Vlambeer's Rami Ismail recently expressed disappointment with GameOn, a 10 million development fund aimed at improving the games industry in the Netherlands.
Ismail's main issue with GameOn was its focus on 'scalable' and largely free-to-play focused endeavours, while indie developers that focus on premium games - such as his own award-winning studio Vlambeer - would likely be 'discarded'.
In response, iQU founder and serial entrepreneur Reinout te Brake - who has a hand in GameOn - contacted us to take umbrage with Ismail's rebuttal. We caught up with him for his take on what the fund really means for the future of the Dutch Games scene.
Pocket Gamer: What's the primary objective for GameOn's 10 million development fund?
Reinout te Brake: To stimulate the Dutch game industry in its growth. Plain simple.
Do you accept that drawing foreign companies to the Netherlands actually increases competition for home grown businesses?
We see that more and more companies from USA or Asia that want to land in Europe. Amsterdam would be great. Also the Dutch game industry could benefit if free-to-play knowledge lands in the Netherlands.
Why? Please mention one Dutch studio that is doing great in free-to-play. Then look around in UK, Germany, Sweden and Finland.
Isn't there also a risk that all the jobs foreign business brings with it will be lost should they find more favourable terms in rival territories?
Why? Once you land, you land. Think of Europe in total. The better we position ourselves against Asia and the US, the better it is.
Obviously, indies don't think about VC money, but I am hearing that the European investment strategy as done in Finland is getting interesting for American gaming companies too. Again, stimulate!
What type of studio would have an easier time securing capital through the fund: an emerging free-to-play developer or an indie premium developer with a proven history of success?
It depends. Premium if it's a franchise. If it's free-to-play, you need a runway to learn from your mistakes and you need to be agile to grow the business.
Building one new successful game a year is the same as Manchester Utd winning the title every season, right?
In your interview with Venture Beat, it seems like GameOn is looking to garner VC investment to help businesses scale before they're inevitably sold off at a profit. Is this the direction a government funded project should take?
We try to use our experience of the GameOn team, together with seed money.
Reinout te Brake
We need to make sense for a international VC to invest. Growth funding, meaning using the money for marketing and recruiting.
Then if someone is interested to acquire the company - perfect, our investment makes a return on interest.
Isn't there a case to say a government funded scheme like GameOn should be investing in stability - quality studios that don't plan on being the next King or Rovio - to help the Dutch development scene grow more organically?

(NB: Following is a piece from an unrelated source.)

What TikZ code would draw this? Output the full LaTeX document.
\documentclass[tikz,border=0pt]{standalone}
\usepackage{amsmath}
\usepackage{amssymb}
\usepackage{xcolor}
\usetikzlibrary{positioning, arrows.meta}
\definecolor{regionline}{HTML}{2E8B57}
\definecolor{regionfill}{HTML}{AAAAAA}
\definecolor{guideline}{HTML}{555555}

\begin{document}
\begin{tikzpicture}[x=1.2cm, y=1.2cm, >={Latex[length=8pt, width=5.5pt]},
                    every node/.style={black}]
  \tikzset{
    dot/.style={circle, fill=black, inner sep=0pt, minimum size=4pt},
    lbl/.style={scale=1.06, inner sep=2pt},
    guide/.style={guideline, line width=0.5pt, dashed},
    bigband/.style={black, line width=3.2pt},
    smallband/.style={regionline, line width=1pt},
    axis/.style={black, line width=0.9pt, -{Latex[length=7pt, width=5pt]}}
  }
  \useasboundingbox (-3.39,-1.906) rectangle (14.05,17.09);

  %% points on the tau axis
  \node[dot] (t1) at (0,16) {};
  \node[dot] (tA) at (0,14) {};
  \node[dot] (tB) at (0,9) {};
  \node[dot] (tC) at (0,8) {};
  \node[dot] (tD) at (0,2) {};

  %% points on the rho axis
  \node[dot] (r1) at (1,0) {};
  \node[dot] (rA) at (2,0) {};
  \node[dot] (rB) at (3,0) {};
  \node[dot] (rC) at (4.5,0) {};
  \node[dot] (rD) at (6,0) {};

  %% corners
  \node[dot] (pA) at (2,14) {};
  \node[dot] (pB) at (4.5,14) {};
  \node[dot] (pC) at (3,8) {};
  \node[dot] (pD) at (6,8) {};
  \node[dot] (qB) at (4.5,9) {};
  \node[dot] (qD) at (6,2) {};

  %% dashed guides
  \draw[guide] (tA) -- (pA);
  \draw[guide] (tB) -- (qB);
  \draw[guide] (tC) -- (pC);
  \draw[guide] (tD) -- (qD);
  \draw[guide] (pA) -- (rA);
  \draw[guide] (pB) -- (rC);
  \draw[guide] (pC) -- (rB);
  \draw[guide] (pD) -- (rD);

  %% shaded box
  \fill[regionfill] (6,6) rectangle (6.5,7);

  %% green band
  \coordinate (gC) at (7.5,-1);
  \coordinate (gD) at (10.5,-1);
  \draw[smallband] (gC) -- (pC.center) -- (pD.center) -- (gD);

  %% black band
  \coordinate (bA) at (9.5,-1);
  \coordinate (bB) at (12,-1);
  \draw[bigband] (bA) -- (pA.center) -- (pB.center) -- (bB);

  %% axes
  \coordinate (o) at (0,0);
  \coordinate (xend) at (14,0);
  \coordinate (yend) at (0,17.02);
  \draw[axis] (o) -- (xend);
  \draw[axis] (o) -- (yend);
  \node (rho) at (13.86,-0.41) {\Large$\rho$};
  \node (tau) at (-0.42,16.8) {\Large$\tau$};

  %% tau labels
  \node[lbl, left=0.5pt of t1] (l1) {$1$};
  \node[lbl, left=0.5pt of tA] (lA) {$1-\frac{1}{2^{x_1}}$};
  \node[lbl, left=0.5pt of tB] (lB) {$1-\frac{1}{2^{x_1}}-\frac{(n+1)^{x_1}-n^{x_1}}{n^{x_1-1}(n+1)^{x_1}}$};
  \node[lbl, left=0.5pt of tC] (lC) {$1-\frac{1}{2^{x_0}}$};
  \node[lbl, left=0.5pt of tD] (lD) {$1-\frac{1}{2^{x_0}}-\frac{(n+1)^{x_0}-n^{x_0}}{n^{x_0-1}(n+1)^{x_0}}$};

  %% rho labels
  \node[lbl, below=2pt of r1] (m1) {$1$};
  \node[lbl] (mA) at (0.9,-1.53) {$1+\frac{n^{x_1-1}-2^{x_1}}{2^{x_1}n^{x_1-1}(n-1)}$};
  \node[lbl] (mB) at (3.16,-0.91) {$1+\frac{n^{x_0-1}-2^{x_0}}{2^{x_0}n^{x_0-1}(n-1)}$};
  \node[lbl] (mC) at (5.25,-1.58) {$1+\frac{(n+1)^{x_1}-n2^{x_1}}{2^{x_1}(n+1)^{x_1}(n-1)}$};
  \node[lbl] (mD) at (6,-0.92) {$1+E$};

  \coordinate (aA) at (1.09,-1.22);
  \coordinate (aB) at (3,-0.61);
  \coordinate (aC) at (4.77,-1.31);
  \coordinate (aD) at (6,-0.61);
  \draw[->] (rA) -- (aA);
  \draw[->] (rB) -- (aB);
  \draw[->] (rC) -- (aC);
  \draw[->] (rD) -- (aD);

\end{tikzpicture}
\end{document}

Holland has set up Dutch Game Garden. Maybe it'd be good to ask Dutch Game Garden what level of success it has managed to get in plain simple numbers versus how much money went in. That's not for me to judge.

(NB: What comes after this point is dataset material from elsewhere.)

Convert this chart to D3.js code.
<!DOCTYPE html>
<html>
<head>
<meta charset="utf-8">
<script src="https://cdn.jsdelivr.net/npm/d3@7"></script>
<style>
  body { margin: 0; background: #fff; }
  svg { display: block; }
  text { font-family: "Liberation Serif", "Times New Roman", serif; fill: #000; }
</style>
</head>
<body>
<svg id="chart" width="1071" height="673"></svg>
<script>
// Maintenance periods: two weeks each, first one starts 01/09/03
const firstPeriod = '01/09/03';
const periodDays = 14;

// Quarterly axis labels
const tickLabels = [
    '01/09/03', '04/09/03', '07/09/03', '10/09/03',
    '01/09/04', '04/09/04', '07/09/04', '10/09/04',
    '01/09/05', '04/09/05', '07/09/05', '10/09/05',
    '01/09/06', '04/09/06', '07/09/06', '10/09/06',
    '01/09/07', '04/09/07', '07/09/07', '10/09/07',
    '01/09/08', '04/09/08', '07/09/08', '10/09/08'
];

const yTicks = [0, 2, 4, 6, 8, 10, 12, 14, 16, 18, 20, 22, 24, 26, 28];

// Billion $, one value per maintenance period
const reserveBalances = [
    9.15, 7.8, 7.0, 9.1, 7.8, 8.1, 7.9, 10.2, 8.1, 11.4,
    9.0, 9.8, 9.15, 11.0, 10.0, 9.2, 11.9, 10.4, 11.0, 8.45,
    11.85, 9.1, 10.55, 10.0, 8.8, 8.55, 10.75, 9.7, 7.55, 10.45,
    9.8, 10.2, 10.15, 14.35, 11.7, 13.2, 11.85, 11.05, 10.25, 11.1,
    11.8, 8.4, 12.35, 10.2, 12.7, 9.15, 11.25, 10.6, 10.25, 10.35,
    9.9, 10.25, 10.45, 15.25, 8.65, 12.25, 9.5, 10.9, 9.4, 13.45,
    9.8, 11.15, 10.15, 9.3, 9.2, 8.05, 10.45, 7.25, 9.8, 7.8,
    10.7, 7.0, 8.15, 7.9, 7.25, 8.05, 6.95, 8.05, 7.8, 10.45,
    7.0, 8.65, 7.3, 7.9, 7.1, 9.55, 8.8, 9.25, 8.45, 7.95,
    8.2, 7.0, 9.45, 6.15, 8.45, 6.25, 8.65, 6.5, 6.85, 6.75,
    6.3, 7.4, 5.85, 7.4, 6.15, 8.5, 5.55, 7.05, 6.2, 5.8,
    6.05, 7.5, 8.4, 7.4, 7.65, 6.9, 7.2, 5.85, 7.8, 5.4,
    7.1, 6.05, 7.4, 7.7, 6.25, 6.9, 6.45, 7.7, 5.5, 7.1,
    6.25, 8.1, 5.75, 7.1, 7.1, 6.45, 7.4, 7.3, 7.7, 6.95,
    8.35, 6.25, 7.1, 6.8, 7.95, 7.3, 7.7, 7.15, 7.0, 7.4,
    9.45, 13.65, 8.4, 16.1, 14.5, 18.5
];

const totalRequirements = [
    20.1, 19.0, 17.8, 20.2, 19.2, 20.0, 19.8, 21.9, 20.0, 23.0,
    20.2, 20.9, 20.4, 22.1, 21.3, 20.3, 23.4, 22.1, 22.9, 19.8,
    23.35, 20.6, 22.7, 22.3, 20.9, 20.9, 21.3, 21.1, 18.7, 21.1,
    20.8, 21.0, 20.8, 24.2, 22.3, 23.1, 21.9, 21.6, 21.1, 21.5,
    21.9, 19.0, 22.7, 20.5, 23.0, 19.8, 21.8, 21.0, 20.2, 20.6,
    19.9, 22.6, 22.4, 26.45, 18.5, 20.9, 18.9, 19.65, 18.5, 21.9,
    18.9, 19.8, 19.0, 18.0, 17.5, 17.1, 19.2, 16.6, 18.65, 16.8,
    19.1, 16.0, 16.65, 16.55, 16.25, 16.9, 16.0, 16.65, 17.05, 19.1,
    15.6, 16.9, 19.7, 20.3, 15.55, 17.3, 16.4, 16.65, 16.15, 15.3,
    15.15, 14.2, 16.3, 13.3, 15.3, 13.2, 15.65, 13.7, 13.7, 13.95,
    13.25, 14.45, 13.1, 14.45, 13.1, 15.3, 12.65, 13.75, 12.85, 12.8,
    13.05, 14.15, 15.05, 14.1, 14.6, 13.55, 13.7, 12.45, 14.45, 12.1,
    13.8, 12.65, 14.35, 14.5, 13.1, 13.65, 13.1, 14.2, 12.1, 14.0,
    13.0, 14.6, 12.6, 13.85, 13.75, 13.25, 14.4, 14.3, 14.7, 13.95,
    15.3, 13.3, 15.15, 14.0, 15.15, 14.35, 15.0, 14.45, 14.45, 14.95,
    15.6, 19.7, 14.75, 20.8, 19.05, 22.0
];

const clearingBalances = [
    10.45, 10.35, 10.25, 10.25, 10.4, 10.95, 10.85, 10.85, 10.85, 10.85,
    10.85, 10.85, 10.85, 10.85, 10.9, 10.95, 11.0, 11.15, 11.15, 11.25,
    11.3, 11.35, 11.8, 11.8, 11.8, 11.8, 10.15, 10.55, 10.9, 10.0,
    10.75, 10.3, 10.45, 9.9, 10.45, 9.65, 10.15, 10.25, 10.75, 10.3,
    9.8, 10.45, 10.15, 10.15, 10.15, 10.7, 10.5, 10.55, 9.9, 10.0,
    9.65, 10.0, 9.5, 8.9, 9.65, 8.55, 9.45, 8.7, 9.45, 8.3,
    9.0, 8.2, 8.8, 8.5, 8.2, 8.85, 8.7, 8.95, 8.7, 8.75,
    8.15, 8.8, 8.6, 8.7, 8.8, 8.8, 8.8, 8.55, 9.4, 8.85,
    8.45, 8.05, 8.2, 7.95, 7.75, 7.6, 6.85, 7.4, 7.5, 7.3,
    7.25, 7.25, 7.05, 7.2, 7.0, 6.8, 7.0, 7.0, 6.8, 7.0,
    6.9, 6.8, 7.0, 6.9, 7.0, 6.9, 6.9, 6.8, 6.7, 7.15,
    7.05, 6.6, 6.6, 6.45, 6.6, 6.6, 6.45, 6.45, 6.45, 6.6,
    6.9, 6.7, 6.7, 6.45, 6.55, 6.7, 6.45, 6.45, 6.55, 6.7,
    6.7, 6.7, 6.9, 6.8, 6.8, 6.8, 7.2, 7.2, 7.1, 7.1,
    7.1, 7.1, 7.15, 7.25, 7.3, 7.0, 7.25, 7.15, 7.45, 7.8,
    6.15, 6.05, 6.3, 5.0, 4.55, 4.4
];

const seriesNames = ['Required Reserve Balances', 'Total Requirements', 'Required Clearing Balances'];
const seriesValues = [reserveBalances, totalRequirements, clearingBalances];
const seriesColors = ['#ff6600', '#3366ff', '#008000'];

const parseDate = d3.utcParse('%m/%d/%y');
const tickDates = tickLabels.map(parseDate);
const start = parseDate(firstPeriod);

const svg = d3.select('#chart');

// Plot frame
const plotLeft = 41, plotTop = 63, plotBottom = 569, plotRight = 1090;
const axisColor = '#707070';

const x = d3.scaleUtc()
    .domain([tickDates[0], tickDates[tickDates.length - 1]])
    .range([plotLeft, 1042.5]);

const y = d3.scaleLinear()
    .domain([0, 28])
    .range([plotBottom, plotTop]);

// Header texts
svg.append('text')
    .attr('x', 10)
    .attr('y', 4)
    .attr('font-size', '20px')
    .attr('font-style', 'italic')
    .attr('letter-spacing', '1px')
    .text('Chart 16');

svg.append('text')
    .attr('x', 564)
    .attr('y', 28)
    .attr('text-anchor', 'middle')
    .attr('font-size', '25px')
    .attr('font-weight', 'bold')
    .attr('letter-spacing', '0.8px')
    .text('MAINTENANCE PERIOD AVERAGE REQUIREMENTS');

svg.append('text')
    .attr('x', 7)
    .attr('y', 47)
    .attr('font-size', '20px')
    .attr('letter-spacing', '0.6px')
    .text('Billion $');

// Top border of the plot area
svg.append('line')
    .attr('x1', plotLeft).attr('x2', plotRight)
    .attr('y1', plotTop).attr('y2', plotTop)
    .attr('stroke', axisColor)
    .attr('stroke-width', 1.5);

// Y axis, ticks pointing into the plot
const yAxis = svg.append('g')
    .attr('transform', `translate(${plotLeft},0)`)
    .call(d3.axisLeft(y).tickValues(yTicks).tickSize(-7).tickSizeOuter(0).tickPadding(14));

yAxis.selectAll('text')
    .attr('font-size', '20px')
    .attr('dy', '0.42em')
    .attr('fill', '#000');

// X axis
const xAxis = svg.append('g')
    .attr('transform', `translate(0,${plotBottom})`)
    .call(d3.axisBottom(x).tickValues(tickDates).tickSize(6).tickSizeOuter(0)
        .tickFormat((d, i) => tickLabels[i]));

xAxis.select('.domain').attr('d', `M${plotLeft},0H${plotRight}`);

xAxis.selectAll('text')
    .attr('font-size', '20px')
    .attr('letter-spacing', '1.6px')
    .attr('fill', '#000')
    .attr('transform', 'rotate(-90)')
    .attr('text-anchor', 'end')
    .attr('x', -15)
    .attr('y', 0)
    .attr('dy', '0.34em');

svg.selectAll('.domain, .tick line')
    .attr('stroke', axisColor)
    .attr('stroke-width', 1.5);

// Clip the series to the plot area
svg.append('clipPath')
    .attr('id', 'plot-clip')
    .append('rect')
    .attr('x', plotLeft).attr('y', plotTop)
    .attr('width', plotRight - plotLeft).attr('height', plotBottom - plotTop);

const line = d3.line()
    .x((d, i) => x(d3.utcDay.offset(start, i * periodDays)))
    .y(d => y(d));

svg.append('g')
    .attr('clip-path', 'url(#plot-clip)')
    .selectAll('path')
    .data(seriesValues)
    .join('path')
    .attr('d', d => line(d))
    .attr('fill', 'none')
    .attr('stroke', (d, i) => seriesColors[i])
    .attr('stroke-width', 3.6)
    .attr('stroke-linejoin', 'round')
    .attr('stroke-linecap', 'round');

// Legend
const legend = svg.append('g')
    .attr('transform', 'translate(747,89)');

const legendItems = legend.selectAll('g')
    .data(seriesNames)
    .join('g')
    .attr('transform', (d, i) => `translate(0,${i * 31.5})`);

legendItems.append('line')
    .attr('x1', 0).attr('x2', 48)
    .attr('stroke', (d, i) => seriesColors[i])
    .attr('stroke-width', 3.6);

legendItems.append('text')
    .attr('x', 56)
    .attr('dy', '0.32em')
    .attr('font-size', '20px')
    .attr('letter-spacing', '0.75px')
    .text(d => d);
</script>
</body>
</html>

Dutch Game Garden is an incubator that holds companies like Vlambeer. If Vlambeer doesn't want to grow further, I am still wondering why it still sits in an incubator program.
[Rami Ismail has since pointed out to PocketGamer.biz that Vlambeer is not part of the Dutch Game Garden incubator and has never been part of an incubator of any kind - Ed.]
Vlambeer enjoyed great success with Ridiculous Fishing
After talks with Dutch Game Garden it isconfident that there is a great Dutch indie scene. If this is the case then GameOn should be able to find companies to invest in. We shall see in the months and years to come.
Based on previous comments you've made about focusing on free-to-play and replicating the success of Supercell, are you afraid that the development fund will send the message that the Netherlands is only interested in free-to-play?
[I have] no worries at all. I said free-to-play is an interesting business model.
The gaming industry is learning quickly and the freemium model gets more and more people excited by it. As I said to Rami [Ismail] earlier, if he has great companies with pay-to-play ideas, we are open to listen and learn.
Currently we have made our mark on free-to-play in the past and the industry has shifted to this free-to-play. Of course, do this interview with me in two years and, looking back, I might disagree. Free-to-play or pay-to-play - who cares? Getting a company in gaming started is difficult enough.
To make that easier is the reason for GameOn. To create jobs, we need more successful companies. To have these jobs filled in by people, we need good education.
Oh and by the way, Manchester Utd bought Van Persie. He was educated by Feyenoord. Think about our Dutch talent that could go worldwide. Get perspective I would say. I am orange, I am tulip - I am proud to be Dutch!